Task goal:
Set down the data below from its first line to the line holding "import plotly.graph_objects as go", inclusive; omit all pictures.

Information supplied:
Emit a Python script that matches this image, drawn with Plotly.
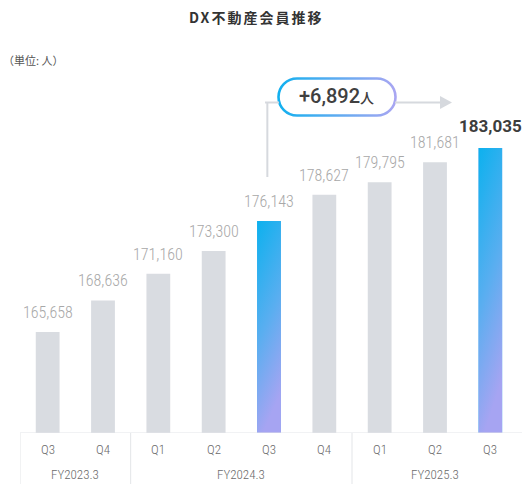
import base64
import plotly.graph_objects as go

# ---- data ----
fiscal_years = ["FY2023.3", "FY2023.3", "FY2024.3", "FY2024.3", "FY2024.3", "FY2024.3",
                "FY2025.3", "FY2025.3", "FY2025.3"]
quarters = ["Q3", "Q4", "Q1", "Q2", "Q3", "Q4", "Q1", "Q2", "Q3"]
members = [165658, 168636, 171160, 173300, 176143, 178627, 179795, 181681, 183035]
highlight = [False, False, False, False, True, False, False, False, True]
increase_text = "+6,892"
title_text = "DX不動産会員推移"
unit_text = "（単位: 人）"

# ---- layout geometry ----
W, H = 522, 484
ML, MR, MT, MB = 20, 4, 90, 51
Y_MIN, Y_MAX = 156121, 188510
BAR_W = 0.43
GREY = "#d9dce1"
LINE = "#d6d9de"
TABLE = "#e3e5e8"
NUM_FONT = "Liberation Sans Narrow, Roboto Condensed, Roboto, sans-serif"


def px(x):
    return (x - ML) / (W - ML - MR)


def py(y):
    return (H - MB - y) / (H - MT - MB)


def svg_uri(svg):
    return "data:image/svg+xml;base64," + base64.b64encode(svg.encode()).decode()


bar_svg = ('<svg xmlns="http://www.w3.org/2000/svg" width="100" height="100" viewBox="0 0 100 100" '
           'preserveAspectRatio="none"><defs><linearGradient id="g" x1="0" y1="0" x2="0.25" y2="1">'
           '<stop offset="0" stop-color="#0cb1ee"/><stop offset="0.55" stop-color="#5aaef0"/>'
           '<stop offset="1" stop-color="#a6a4f2"/></linearGradient></defs>'
           '<rect x="0" y="0" width="100" height="100" fill="url(#g)"/></svg>')

pill_x, pill_y, pill_w, pill_h = 277, 77, 120, 40
pill_svg = (f'<svg xmlns="http://www.w3.org/2000/svg" width="{pill_w}" height="{pill_h}" '
            f'viewBox="0 0 {pill_w} {pill_h}"><defs><linearGradient id="p" x1="0" y1="0" x2="1" y2="0">'
            '<stop offset="0" stop-color="#12b0ef"/><stop offset="1" stop-color="#a9a6f2"/>'
            '</linearGradient></defs>'
            f'<rect x="1.5" y="1.5" width="{pill_w-3}" height="{pill_h-3}" rx="{(pill_h-3)/2}" '
            f'ry="{(pill_h-3)/2}" fill="#ffffff" stroke="url(#p)" stroke-width="2.6"/></svg>')

n = len(members)
positions = list(range(n))
colors = ["#5aaef0" if h else GREY for h in highlight]

fig = go.Figure()
fig.add_trace(go.Bar(
    x=positions, y=members, width=BAR_W,
    marker=dict(color=colors, line=dict(width=0)),
    hoverinfo="skip", showlegend=False,
))

images, annotations, shapes = [], [], []
last = n - 1
for i, v in enumerate(members):
    if highlight[i]:
        images.append(dict(source=svg_uri(bar_svg), xref="x", yref="y",
                           x=i - BAR_W / 2, y=v, sizex=BAR_W, sizey=v - Y_MIN,
                           xanchor="left", yanchor="top", sizing="stretch", layer="above"))
    is_last = i == last
    annotations.append(dict(
        x=i, y=v, xref="x", yref="y", text=f"{v:,}", showarrow=False,
        yanchor="bottom", yshift=8 if not is_last else 10,
        font=dict(family="Roboto, sans-serif" if is_last else NUM_FONT,
                  size=17 if is_last else 16,
                  color="#3d3d3d" if is_last else "#a8a8a8",
                  weight="bold" if is_last else 300),
    ))

# ---- category table below the bars ----
shapes.append(dict(type="line", xref="paper", yref="y", x0=0, x1=px(W + 2),
                   y0=Y_MIN, y1=Y_MIN, line=dict(color=TABLE, width=1)))
group_start = 0
for i in range(n + 1):
    if i == n or fiscal_years[i] != fiscal_years[group_start]:
        annotations.append(dict(
            x=(group_start + i - 1) / 2, y=py(475), xref="x", yref="paper",
            text=fiscal_years[group_start], showarrow=False, yanchor="middle",
            font=dict(family=NUM_FONT, size=13, color="#6a6a6a", weight=300)))
        group_start = i
    if i == 0 or (i < n and fiscal_years[i] != fiscal_years[i - 1]):
        shapes.append(dict(type="line", xref="x", yref="paper", x0=i - 0.5, x1=i - 0.5,
                           y0=0, y1=py(H + 2), line=dict(color=TABLE, width=1)))
for i, q in enumerate(quarters):
    annotations.append(dict(x=i, y=py(450), xref="x", yref="paper", text=q,
                            showarrow=False, yanchor="middle",
                            font=dict(family=NUM_FONT, size=13, color="#6a6a6a", weight=300)))

# ---- connector from highlighted bar to pill and arrow ----
line_y = py(102.5)
hi = highlight.index(True)
shapes.append(dict(type="line", xref="x", yref="paper", x0=hi - 0.03, x1=hi - 0.03,
                   y0=py(177), y1=line_y, line=dict(color=LINE, width=2)))
shapes.append(dict(type="line", xref="paper", yref="paper", x0=px(265), x1=px(pill_x + 2),
                   y0=line_y, y1=line_y, line=dict(color=LINE, width=2)))
shapes.append(dict(type="line", xref="paper", yref="paper", x0=px(pill_x + pill_w - 2),
                   x1=px(441), y0=line_y, y1=line_y, line=dict(color=LINE, width=2)))
shapes.append(dict(type="path", xref="paper", yref="paper",
                   path=f"M {px(440)},{py(96)} L {px(452)},{py(102.5)} L {px(440)},{py(109)} Z",
                   fillcolor=LINE, line=dict(width=0)))

images.append(dict(source=svg_uri(pill_svg), xref="paper", yref="paper",
                   x=px(pill_x), y=py(pill_y), sizex=px(pill_x + pill_w) - px(pill_x),
                   sizey=py(pill_y) - py(pill_y + pill_h),
                   xanchor="left", yanchor="top", sizing="stretch", layer="above"))
annotations.append(dict(
    x=px(336), y=py(96), xref="paper", yref="paper", showarrow=False,
    text=f"{increase_text}<span style='font-size:14px'>人</span>",
    font=dict(family="Roboto, Noto Sans CJK JP, sans-serif", size=20, color="#404040",
              weight=500),
    xanchor="center", yanchor="middle",
))

annotations.append(dict(
    x=px(256), y=py(17), xref="paper", yref="paper", showarrow=False,
    text=f"<span style='letter-spacing:2px'>{title_text}</span>",
    font=dict(family="Noto Sans CJK JP, sans-serif", size=14, color="#333333", weight="bold"),
    xanchor="center", yanchor="middle",
))
annotations.append(dict(
    x=px(1), y=py(60), xref="paper", yref="paper", showarrow=False, text=unit_text,
    font=dict(family="Noto Sans CJK JP, sans-serif", size=11, color="#555555"),
    xanchor="left", yanchor="middle",
))

fig.update_layout(
    width=W, height=H,
    margin=dict(l=ML, r=MR, t=MT, b=MB),
    paper_bgcolor="white", plot_bgcolor="white",
    xaxis=dict(range=[-0.5, 8.5], visible=False, showgrid=False, zeroline=False,
               automargin=False),
    yaxis=dict(range=[Y_MIN, Y_MAX], visible=False, showgrid=False, zeroline=False,
               automargin=False),
    images=images, shapes=shapes, annotations=annotations,
)

fig.write_html("out.html", config={"displayModeBar": False},
               post_script="document.body.style.margin='0';")
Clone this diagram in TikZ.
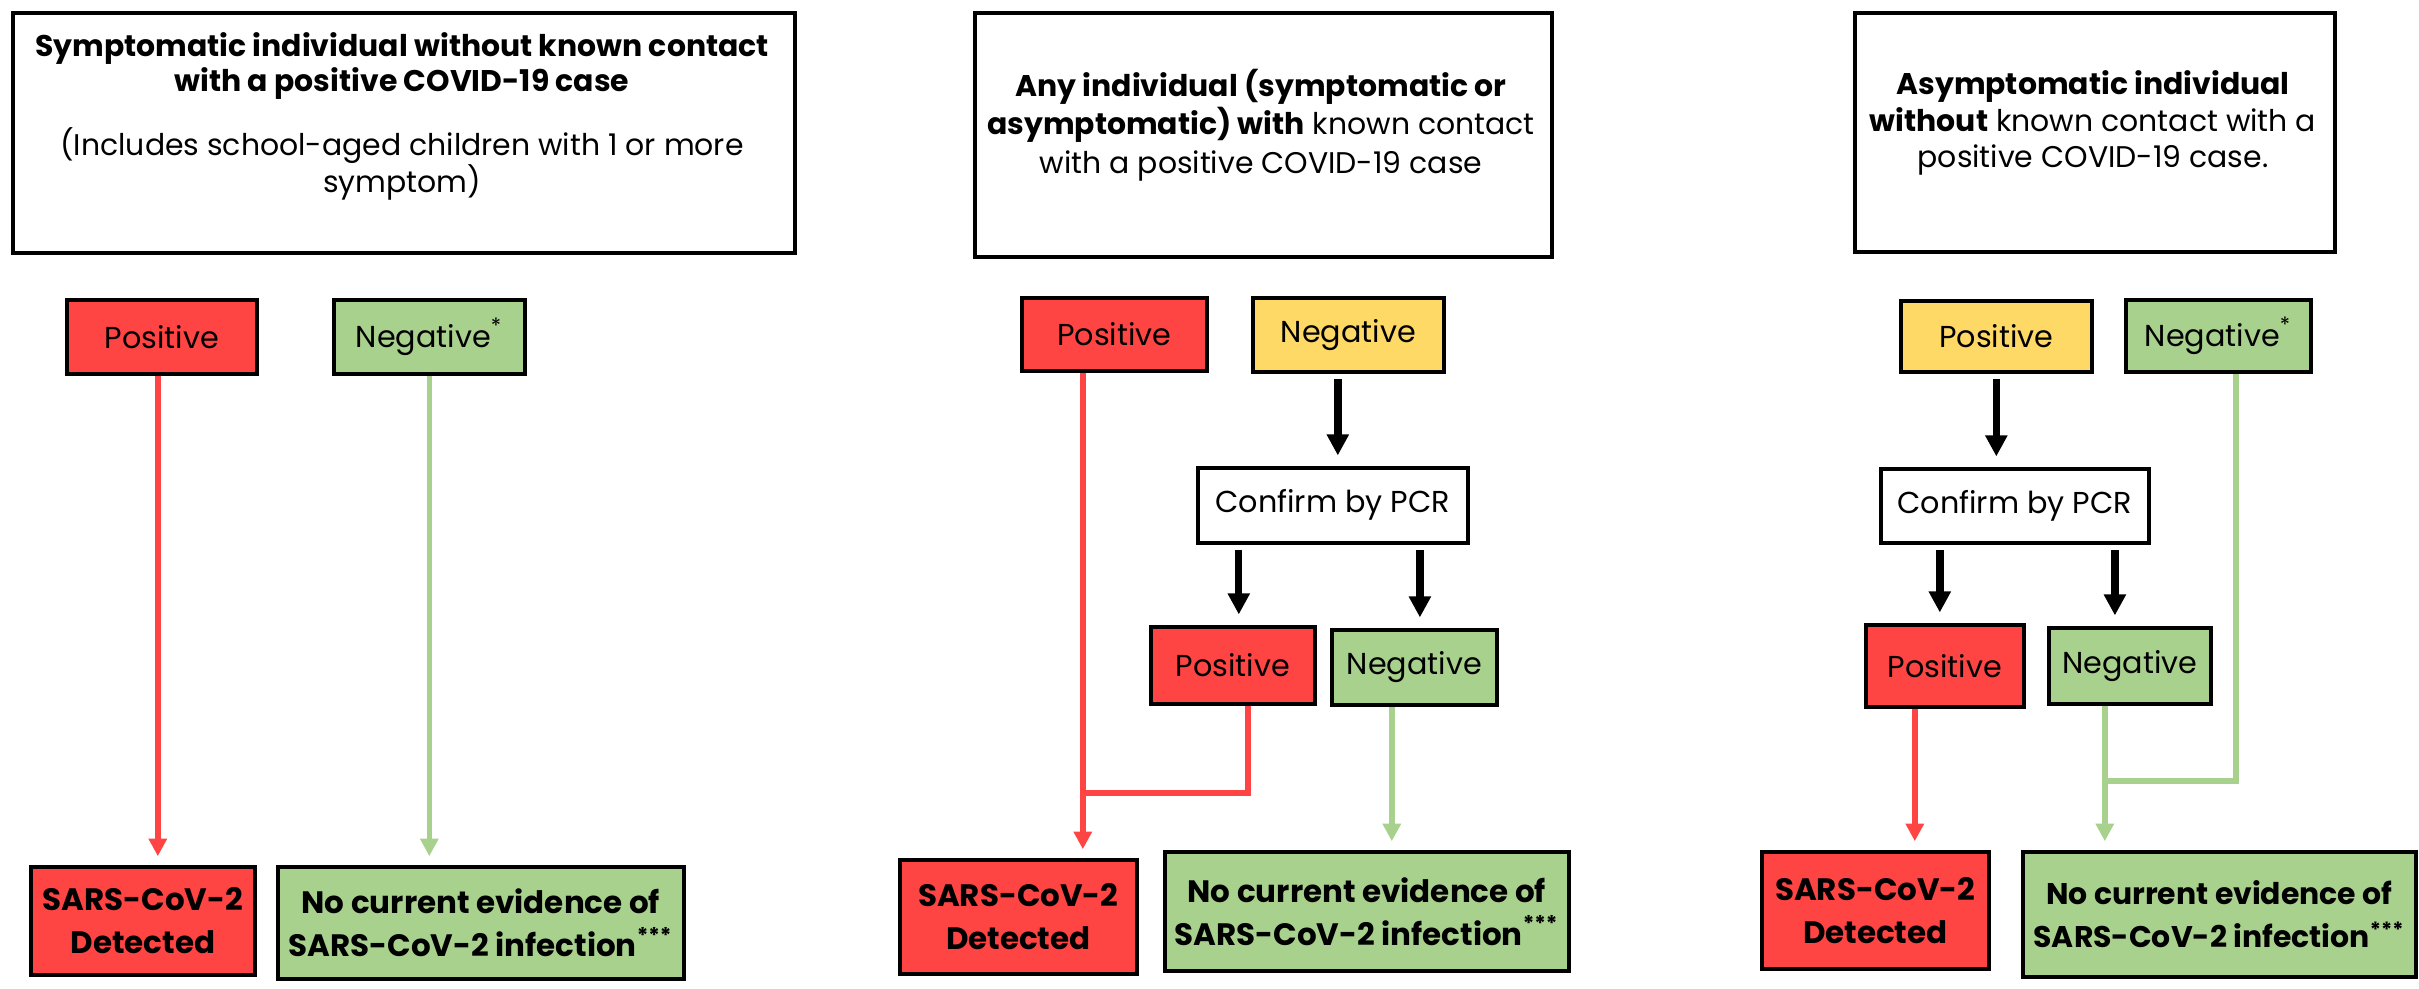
\documentclass[tikz,border=0pt]{standalone}
\usepackage{fontspec}
\setmainfont{Poppins}
\usetikzlibrary{arrows.meta}
\definecolor{cred}{HTML}{FF4444}
\definecolor{cgreen}{HTML}{A9D18E}
\definecolor{cyellow}{HTML}{FFD966}
\begin{document}
\begin{tikzpicture}[x=0.01cm,y=-0.01cm,
  box/.style={draw=black, line width=1pt, inner sep=0pt, align=center, anchor=north west, font=\fontsize{8.6}{10}\selectfont},
  bigbox/.style={box, font=\fontsize{8.8}{12.2}\selectfont\bfseries},
  ttl/.style={align=center, inner sep=0pt, font=\fontsize{8.5}{10}\selectfont},
  redln/.style={draw=cred, line width=1.6pt},
  grnln/.style={draw=cgreen, line width=1.6pt},
  redarr/.style={redln, -{Triangle[length=5pt,width=5pt]}, shorten >=2.5pt},
  grnarr/.style={grnln, -{Triangle[length=5pt,width=5pt]}, shorten >=2.5pt},
  blkarr/.style={draw=black, line width=2.1pt, -{Triangle[length=6pt,width=6pt]}, shorten >=3pt, shorten <=1.5pt}
]
\useasboundingbox (0,0) rectangle (2419,989);
\fill[white] (0,0) rectangle (2419,989);

% ---------- Panel 1 ----------
\node[box, minimum width=7.82cm, minimum height=2.40cm] (top1) at (11,11) {};
\node[ttl] (top1a) at (402,66) {\textbf{Symptomatic individual without known contact}\\\textbf{with a positive COVID-19 case}};
\node[ttl, font=\fontsize{8.5}{10.5}\selectfont] (top1b) at (402,164) {(Includes school-aged children with 1 or more\\symptom)};

\node[box, fill=cred, minimum width=1.90cm, minimum height=0.74cm] (pos1) at (65,298) {Positive};
\node[box, fill=cgreen, minimum width=1.91cm, minimum height=0.74cm] (neg1) at (332,298) {Negative\textsuperscript{*}};
\node[bigbox, fill=cred, minimum width=2.24cm, minimum height=1.08cm] (det1) at (29,865) {SARS-CoV-2\\Detected};
\node[bigbox, fill=cgreen, minimum width=4.06cm, minimum height=1.12cm] (nce1) at (276,865) {No current evidence of\\SARS-CoV-2 infection\textsuperscript{***}};

\draw[redarr] ([xshift=-0.04cm]pos1.south) -- ([xshift=-0.04cm]pos1.south |- det1.north);
\draw[grnarr] (neg1.south) -- (neg1.south |- nce1.north);

% ---------- Panel 2 ----------
\node[box, minimum width=5.77cm, minimum height=2.44cm] (top2) at (973,11) {};
\node[ttl, font=\fontsize{8.5}{11}\selectfont] (top2a) at (1261,125) {\textbf{Any individual (symptomatic or}\\\textbf{asymptomatic) with} known contact\\with a positive COVID-19 case};

\node[box, fill=cred, minimum width=1.85cm, minimum height=0.73cm] (pos2) at (1020,296) {Positive};
\node[box, fill=cyellow, minimum width=1.91cm, minimum height=0.74cm] (neg2) at (1251,296) {Negative};
\node[box, fill=white, minimum width=2.70cm, minimum height=0.75cm] (conf2) at (1196,466) {Confirm by PCR};
\node[box, fill=cred, minimum width=1.64cm, minimum height=0.77cm] (pp2) at (1149,625) {Positive};
\node[box, fill=cgreen, minimum width=1.65cm, minimum height=0.75cm] (pn2) at (1330,628) {Negative};
\node[bigbox, fill=cred, minimum width=2.37cm, minimum height=1.14cm] (det2) at (898,858) {SARS-CoV-2\\Detected};
\node[bigbox, fill=cgreen, minimum width=4.04cm, minimum height=1.19cm] (nce2) at (1163,850) {No current evidence of\\SARS-CoV-2 infection\textsuperscript{***}};
\coordinate (j2) at (1081,793);

\draw[blkarr] ([xshift=-0.105cm]neg2.south) -- ([xshift=-0.105cm]neg2.south |- conf2.north);
\draw[blkarr] ([xshift=-0.94cm]conf2.south) -- ([xshift=-0.94cm]conf2.south |- pp2.north);
\draw[blkarr] ([xshift=0.87cm]conf2.south) -- ([xshift=0.87cm]conf2.south |- pn2.north);
\draw[redarr] ([xshift=-0.315cm]pos2.south) -- ([xshift=-0.315cm]pos2.south |- det2.north);
\draw[redln] ([xshift=0.15cm]pp2.south) |- (j2);
\draw[grnarr] ([xshift=-0.225cm]pn2.south) -- ([xshift=-0.225cm]pn2.south |- nce2.north);

% ---------- Panel 3 ----------
\node[box, minimum width=4.80cm, minimum height=2.39cm] (top3) at (1853,11) {};
\node[ttl, font=\fontsize{8.5}{10.5}\selectfont] (top3a) at (2093,123) {\textbf{Asymptomatic individual}\\\textbf{without} known contact with a\\positive COVID-19 case.};

\node[box, fill=cyellow, minimum width=1.91cm, minimum height=0.71cm] (pos3) at (1899,299) {Positive};
\node[box, fill=cgreen, minimum width=1.85cm, minimum height=0.72cm] (neg3) at (2124,298) {Negative\textsuperscript{*}};
\node[box, fill=white, minimum width=2.68cm, minimum height=0.74cm] (conf3) at (1879,467) {Confirm by PCR};
\node[box, fill=cred, minimum width=1.58cm, minimum height=0.82cm] (pp3) at (1864,623) {Positive};
\node[box, fill=cgreen, minimum width=1.62cm, minimum height=0.76cm] (pn3) at (2047,626) {Negative};
\node[bigbox, fill=cred, minimum width=2.27cm, minimum height=1.17cm] (det3) at (1760,850) {SARS-CoV-2\\Detected};
\node[bigbox, fill=cgreen, minimum width=3.93cm, minimum height=1.25cm, font=\fontsize{8.5}{12.2}\selectfont\bfseries] (nce3) at (2021,850) {No current evidence of\\SARS-CoV-2 infection\textsuperscript{***}};
\coordinate (j3) at (2103,781);

\draw[blkarr] (pos3.south) -- (pos3.south |- conf3.north);
\draw[blkarr] ([xshift=-0.75cm]conf3.south) -- ([xshift=-0.75cm]conf3.south |- pp3.north);
\draw[blkarr] ([xshift=1.00cm]conf3.south) -- ([xshift=1.00cm]conf3.south |- pn3.north);
\draw[redarr] ([xshift=-0.30cm]pp3.south) -- ([xshift=-0.30cm]pp3.south |- det3.north);
\draw[grnarr] ([xshift=-0.25cm]pn3.south) -- ([xshift=-0.25cm]pn3.south |- nce3.north);
\draw[grnln] ([xshift=0.175cm]neg3.south) |- (j3);
\end{tikzpicture}
\end{document}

Solved problem:
Emit a Python script that matches this image, drawn with Plotly.
import base64
import plotly.graph_objects as go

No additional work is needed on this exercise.